Earlier today I paged through the weekly planner I use to track my monthly goals, and it was sobering to see a week-by-week account of the various stresses I’ve withstood this past year: the day we put Bobbi to sleep in April; the various hospitalizations, rehab appointments, and medical setbacks that culminated in Toivo’s death in July; and my Dad’s passing in September.

With each of these losses came a grief that was necessarily compartmentalized: with other obligations to tend to, I haven’t had the luxury of lengthy mourning. Unable to find the time to fall apart, I’ve simply had to soldier on, each loss layering over the previous.
Tomorrow is Thanksgiving, a day we are told to count our blessings, an endeavor I full-heartedly support. And yet, I sometimes bridle against the performative nature of Thanksgiving, as if giving thanks counts only if you do it in a festive and properly public way. Although I have no problem with giving thanks, the mass-marketed version of Thanksgiving portrayed in both conventional and social media gives me pause, as it reflects a quintessentially American optimism that papers over more painful experiences with a veneer of positivity.

I’m happy if you indeed are “blessed not stressed,” but in all honesty, some of us are both blessed and stressed in equal measures, and I don’t think there should be any shame in counting one’s losses alongside one’s blessings. If we count only our blessings, we acknowledge only the bright side, not the accompanying shadow, and I don’t believe you can have one without the other.
When we count our losses, we acknowledge too our lessons. As much as I wish I’d had the complete catharsis of allowing myself to fall to pieces on any given day this year, soldiering on has taught me something not only about myself, but about the nature of grief itself. They say “what doesn’t kill you makes you stronger,” but to experiences that gain, you have to open yourself up to the accompanying pain.

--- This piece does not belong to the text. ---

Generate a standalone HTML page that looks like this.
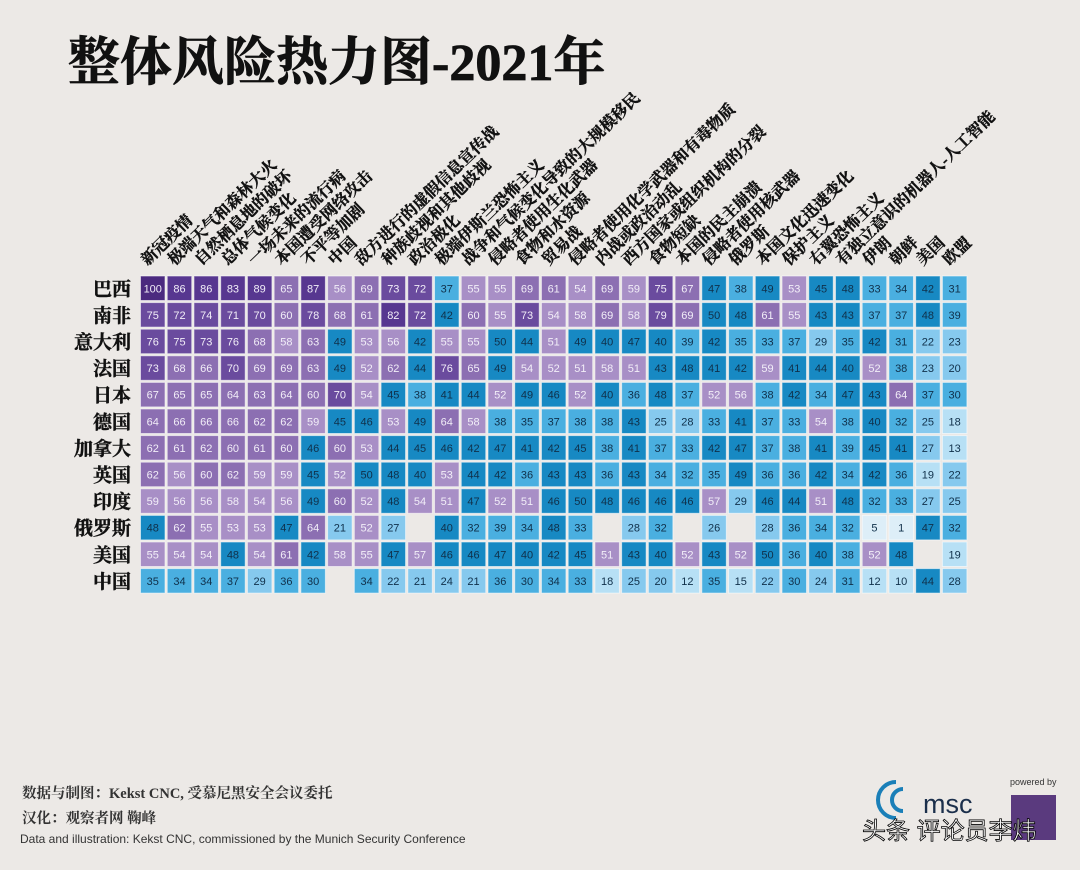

I think a superficial counting of blessings can be misleading and even harmful: a kind of self-censorship where we allow others (and ourselves) to see only our polished and perfect side: something I might call the Instagram-ification of our inner lives, where every experience is rendered through a rose-colored filter. If I share only my happy and picture-perfect moments, I lie to both myself and others, and my gratitude can veer painfully close a boastful form of one-upmanship.
Ultimately, I worry that the counting of blessings alone is a kind of betrayal to the ones we’ve lost. If we can’t acknowledge the pain of loss, how can we feel the depth of love? Our societal rush to Get Over any emotion that isn’t purely positive is the worst kind of superficiality. If we are comfortable sharing happiness but not pain, our interactions will be emotionally amputated: only happy, never sad.

I am grateful for my blessings, but I am grateful, too, for the painful lessons of impermanence, mortality, and grief, as well as the love that preceded them. Perhaps Thanksgiving makes sense only when coupled with that other November holiday, the Day of the Dead. Our blessings shine more brightly when we remember the darkness that dwells alongside them.